Special prosecutor to be chosen
NEW CUMBERLAND – A judge is asking for the appointment of a special prosecutor in the embezzlement case involving former Weirton Mayor Mark Harris.
First Judicial Circuit Judge David J. Sims said in an order filed earlier this week in Hancock County that the case would be referred to the West Virginia Prosecuting Attorneys Institute for the appointment of a special prosecutor.
The move comes about three months after Hancock County Prosecutor Jim Davis and First Judicial Circuit Judge Martin J. Gaughan recused themselves from the case for unspecified conflicts of interest.
Following the recusals, Sims and Hancock County Assistant Prosecutor David F. Cross were assigned to the case. Cross also is an assistant prosecutor for Brooke County.
Davis filed a motion in January asking to be disqualified from the case because his daughter is Weirton City Clerk Nicole Davis.

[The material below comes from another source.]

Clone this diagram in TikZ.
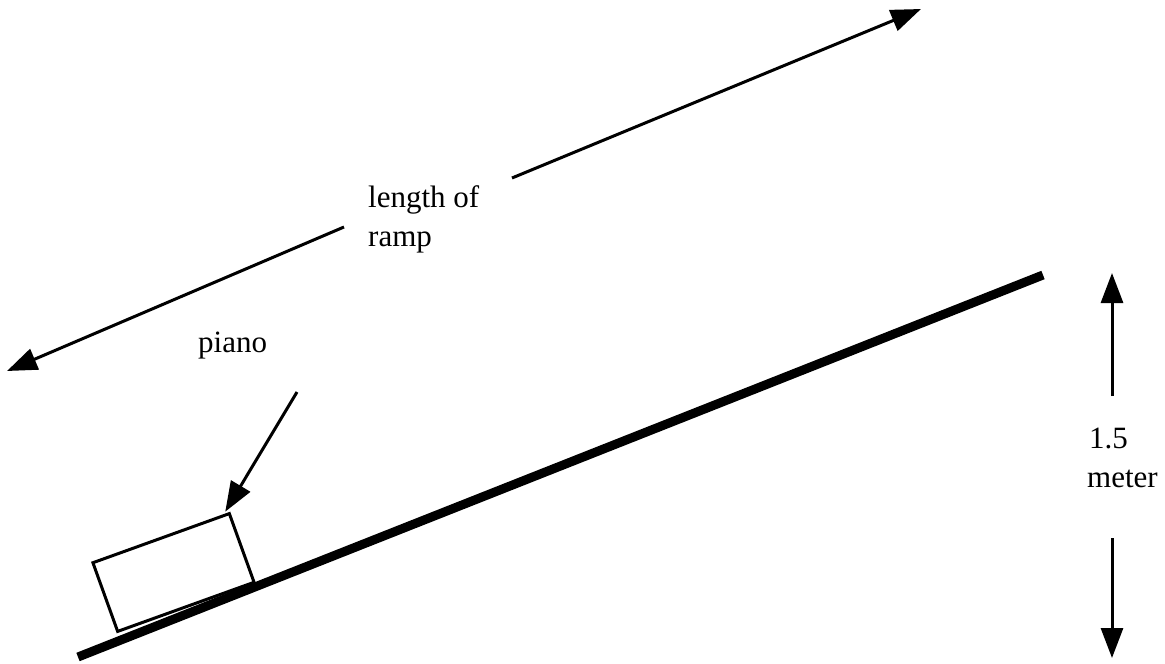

The motion, which also asked for the disqualification of anyone in Davis’ office, said the daughter’s employment as clerk began when Harris was mayor.
“This basically gets my entire office out now,” Davis said.
Harris, 44, who now lives in Myrtle Beach, S.C., was indicted by a Hancock County grand jury in September 2013 on three felony counts of embezzlement and one count of conspiracy in connection with the alleged theft of money intended for a skateboard park in Weirton. Harris’ wife, Nycole, also is named in the indictment as a co-conspirator.
Harris is accused of stealing $16,273.22 that had been raised for the Weirton Skate Park – a pet project that Harris had campaigned on in 2007. The skate park, which opened in 2009, was paid for with a state grant and donated money that went into a special city account with Harris’ name on it.
The indictment alleges that Harris, who served as mayor from 2007 to 2011, wrote three checks from the skate park account in 2009 and used the money for his own benefit. Harris did not run for re-election in 2011.
After Harris left office, city officials became suspicious about funds missing from the account, prompting a two-year investigation by the West Virginia State Auditor’s Office and the West Virginia State Police.
Harris and his wife have pleaded not guilty to the charges.
In his motion, Davis asked to be disqualified to avoid the appearance of impropriety. But Harris’ attorney, William E. Galloway, of Weirton, said the apparent conflict taints not only Davis’ prosecution of the case but also his earlier presentation to the grand jury.
“This case should not proceed on an indictment obtained by a prosecutor who had a conflict from the very beginning,” Galloway said. “It just doesn’t look right.”
Galloway said he would support the appointment of a special prosecutor but only if the indictment is dismissed and the case started from scratch.
“The people have to be impartial who are running the show,” he said.
Galloway has filed motions to dismiss the indictment and to suppress evidence. A status hearing before Sims is scheduled for Feb. 14.
Philip W. Morrison II, executive director of the WVPAI, said he has not yet received the order for the appointment of a special prosecutor. Once he does, he will submit his selection to the institute’s executive council for approval.
If there are no objections from the executive council, the whole process could take about two weeks, he said.